● **REQUEST**: Using the records that follow, reproduce exactly the lines starting at the line containing "Emit a LaTeX" and ending at the line containing "anchor=east] (pTHTFh) at". Include both end lines and no pictures.

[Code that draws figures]
• • • • • • •

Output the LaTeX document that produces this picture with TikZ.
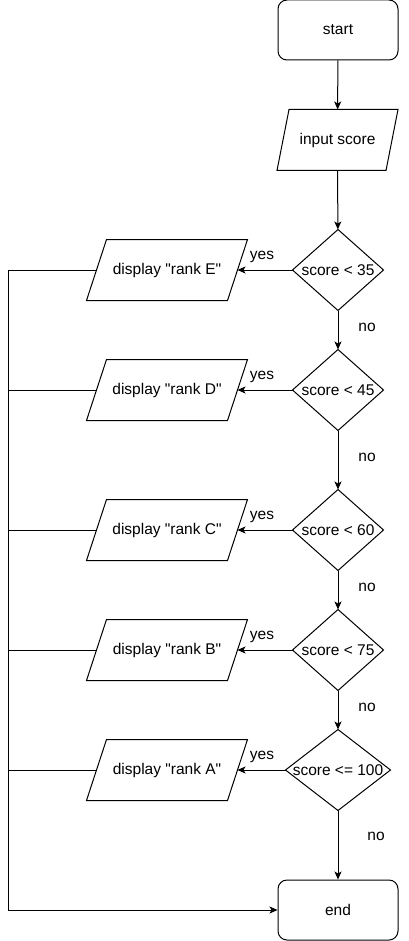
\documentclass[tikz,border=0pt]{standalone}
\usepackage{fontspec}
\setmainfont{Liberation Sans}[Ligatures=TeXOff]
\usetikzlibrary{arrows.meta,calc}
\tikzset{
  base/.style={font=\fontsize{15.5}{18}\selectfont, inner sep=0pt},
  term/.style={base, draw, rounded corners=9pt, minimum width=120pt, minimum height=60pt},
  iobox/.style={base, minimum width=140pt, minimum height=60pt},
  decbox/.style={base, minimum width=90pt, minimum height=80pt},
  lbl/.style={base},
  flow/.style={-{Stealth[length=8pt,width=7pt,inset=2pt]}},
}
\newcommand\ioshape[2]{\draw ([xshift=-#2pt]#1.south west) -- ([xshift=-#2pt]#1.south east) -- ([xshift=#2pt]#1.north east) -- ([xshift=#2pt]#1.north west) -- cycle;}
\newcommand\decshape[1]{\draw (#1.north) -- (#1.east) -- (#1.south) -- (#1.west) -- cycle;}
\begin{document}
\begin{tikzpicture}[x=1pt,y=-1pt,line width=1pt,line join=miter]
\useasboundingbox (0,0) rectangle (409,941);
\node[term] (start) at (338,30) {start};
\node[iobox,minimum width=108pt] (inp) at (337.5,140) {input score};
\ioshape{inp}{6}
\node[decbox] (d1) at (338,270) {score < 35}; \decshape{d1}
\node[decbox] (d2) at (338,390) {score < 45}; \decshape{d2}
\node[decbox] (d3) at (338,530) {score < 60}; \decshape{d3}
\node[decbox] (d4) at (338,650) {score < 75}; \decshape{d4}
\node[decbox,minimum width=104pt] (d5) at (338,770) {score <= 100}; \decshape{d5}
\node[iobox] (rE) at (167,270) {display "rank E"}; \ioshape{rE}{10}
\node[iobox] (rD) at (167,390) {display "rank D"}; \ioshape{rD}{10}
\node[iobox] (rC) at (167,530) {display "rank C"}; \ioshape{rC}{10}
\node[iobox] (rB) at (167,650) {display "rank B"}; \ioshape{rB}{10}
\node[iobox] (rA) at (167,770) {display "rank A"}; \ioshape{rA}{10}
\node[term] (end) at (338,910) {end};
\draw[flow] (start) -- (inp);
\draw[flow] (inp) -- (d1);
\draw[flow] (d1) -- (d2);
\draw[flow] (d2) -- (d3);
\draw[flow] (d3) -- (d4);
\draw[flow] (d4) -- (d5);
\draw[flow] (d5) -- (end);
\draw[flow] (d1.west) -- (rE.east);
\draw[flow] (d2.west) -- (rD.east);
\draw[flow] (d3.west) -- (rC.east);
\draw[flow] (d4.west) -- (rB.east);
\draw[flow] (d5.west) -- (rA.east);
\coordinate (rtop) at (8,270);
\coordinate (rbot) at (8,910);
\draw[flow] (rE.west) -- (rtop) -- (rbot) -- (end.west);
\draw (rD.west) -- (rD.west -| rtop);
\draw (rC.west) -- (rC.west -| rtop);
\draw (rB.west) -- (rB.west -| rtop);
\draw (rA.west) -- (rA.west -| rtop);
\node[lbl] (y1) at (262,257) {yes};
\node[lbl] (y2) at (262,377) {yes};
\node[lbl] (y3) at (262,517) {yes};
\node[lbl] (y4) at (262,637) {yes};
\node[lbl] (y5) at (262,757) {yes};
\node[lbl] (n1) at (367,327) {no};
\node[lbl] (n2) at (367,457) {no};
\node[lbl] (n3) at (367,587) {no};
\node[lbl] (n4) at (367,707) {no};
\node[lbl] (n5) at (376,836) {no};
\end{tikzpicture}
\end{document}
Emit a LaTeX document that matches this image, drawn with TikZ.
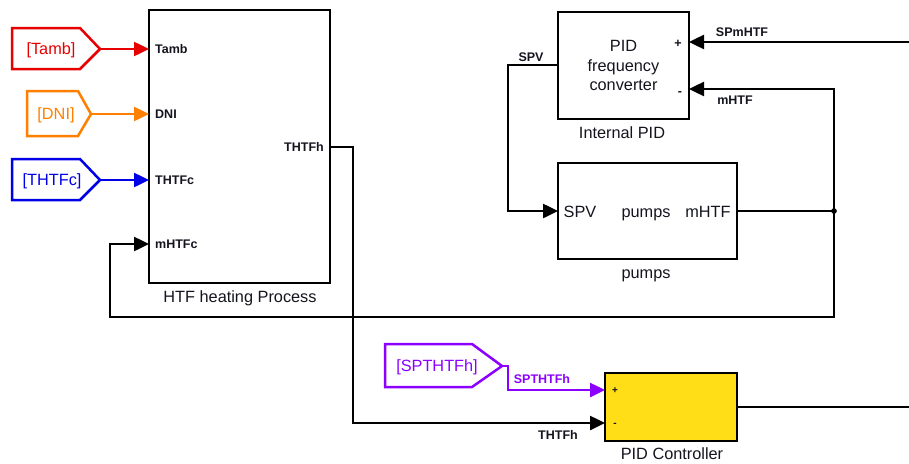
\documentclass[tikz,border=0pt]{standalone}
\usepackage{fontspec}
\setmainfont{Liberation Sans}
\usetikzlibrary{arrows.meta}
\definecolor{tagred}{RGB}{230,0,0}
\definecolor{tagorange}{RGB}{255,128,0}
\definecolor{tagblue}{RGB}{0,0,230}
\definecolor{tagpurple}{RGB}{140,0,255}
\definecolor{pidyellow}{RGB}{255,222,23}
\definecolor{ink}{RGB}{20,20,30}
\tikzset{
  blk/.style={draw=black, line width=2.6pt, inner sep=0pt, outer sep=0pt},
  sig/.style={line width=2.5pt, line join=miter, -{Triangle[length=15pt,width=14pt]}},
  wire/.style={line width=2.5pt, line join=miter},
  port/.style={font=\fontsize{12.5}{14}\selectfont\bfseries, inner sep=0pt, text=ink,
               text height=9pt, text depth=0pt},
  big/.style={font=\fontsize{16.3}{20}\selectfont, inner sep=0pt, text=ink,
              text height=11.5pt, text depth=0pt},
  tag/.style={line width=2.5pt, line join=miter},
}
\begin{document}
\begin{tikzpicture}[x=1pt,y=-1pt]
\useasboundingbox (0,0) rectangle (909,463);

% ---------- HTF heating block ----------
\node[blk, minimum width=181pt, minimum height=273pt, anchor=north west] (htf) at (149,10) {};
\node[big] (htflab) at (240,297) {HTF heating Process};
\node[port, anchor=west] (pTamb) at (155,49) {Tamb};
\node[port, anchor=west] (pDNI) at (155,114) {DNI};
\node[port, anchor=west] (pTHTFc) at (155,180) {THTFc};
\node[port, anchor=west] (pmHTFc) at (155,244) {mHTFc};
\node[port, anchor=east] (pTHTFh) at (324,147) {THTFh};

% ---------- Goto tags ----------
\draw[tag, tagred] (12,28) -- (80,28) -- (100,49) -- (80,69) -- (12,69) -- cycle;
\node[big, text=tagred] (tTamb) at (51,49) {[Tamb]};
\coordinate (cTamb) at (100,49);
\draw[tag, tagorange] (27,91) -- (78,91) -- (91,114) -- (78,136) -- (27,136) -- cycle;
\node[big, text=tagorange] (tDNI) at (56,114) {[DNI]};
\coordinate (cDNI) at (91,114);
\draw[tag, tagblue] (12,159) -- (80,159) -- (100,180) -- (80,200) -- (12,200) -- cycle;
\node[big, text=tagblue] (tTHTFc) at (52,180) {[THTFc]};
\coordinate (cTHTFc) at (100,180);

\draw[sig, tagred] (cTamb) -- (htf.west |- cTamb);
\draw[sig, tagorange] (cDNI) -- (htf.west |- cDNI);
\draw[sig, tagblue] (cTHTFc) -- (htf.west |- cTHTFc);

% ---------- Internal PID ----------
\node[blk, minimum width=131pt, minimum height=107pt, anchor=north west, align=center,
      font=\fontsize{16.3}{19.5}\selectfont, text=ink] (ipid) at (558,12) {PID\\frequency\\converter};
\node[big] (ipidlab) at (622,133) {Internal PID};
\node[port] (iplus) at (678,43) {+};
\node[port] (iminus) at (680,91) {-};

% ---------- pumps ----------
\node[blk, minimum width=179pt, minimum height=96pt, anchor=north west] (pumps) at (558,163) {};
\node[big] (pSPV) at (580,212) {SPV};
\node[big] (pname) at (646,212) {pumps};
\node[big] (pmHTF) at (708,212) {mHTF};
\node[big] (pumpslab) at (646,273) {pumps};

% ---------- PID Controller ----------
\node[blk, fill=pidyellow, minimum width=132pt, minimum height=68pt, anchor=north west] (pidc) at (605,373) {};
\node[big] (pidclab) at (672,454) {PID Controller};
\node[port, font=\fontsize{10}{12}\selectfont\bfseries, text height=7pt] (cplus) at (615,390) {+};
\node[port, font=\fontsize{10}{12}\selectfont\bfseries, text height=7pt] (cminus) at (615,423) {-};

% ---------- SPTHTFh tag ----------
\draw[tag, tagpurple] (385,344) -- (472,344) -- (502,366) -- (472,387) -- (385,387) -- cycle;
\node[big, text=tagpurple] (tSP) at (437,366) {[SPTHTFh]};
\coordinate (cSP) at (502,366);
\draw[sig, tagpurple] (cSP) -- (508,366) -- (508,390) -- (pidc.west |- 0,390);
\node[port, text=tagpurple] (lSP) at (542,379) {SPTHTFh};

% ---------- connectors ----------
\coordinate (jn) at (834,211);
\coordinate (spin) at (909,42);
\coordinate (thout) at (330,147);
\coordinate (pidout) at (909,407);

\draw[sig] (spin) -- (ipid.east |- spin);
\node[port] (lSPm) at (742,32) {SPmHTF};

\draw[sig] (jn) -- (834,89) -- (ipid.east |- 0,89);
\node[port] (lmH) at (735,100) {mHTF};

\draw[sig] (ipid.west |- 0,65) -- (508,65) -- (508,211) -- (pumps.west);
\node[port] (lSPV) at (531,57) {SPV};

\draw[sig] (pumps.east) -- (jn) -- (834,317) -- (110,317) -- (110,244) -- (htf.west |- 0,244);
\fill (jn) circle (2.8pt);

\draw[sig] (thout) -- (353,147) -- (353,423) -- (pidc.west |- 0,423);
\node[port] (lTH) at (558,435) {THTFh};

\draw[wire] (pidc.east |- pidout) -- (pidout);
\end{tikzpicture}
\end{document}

• • • • • • •

● **EXERCISE RESPONSE**:
Emit a LaTeX document that matches this image, drawn with TikZ.
\documentclass[tikz,border=0pt]{standalone}
\usepackage{fontspec}
\setmainfont{Liberation Sans}
\usetikzlibrary{arrows.meta}
\definecolor{tagred}{RGB}{230,0,0}
\definecolor{tagorange}{RGB}{255,128,0}
\definecolor{tagblue}{RGB}{0,0,230}
\definecolor{tagpurple}{RGB}{140,0,255}
\definecolor{pidyellow}{RGB}{255,222,23}
\definecolor{ink}{RGB}{20,20,30}
\tikzset{
  blk/.style={draw=black, line width=2.6pt, inner sep=0pt, outer sep=0pt},
  sig/.style={line width=2.5pt, line join=miter, -{Triangle[length=15pt,width=14pt]}},
  wire/.style={line width=2.5pt, line join=miter},
  port/.style={font=\fontsize{12.5}{14}\selectfont\bfseries, inner sep=0pt, text=ink,
               text height=9pt, text depth=0pt},
  big/.style={font=\fontsize{16.3}{20}\selectfont, inner sep=0pt, text=ink,
              text height=11.5pt, text depth=0pt},
  tag/.style={line width=2.5pt, line join=miter},
}
\begin{document}
\begin{tikzpicture}[x=1pt,y=-1pt]
\useasboundingbox (0,0) rectangle (909,463);

% ---------- HTF heating block ----------
\node[blk, minimum width=181pt, minimum height=273pt, anchor=north west] (htf) at (149,10) {};
\node[big] (htflab) at (240,297) {HTF heating Process};
\node[port, anchor=west] (pTamb) at (155,49) {Tamb};
\node[port, anchor=west] (pDNI) at (155,114) {DNI};
\node[port, anchor=west] (pTHTFc) at (155,180) {THTFc};
\node[port, anchor=west] (pmHTFc) at (155,244) {mHTFc};
\node[port, anchor=east] (pTHTFh) at (324,147) {THTFh};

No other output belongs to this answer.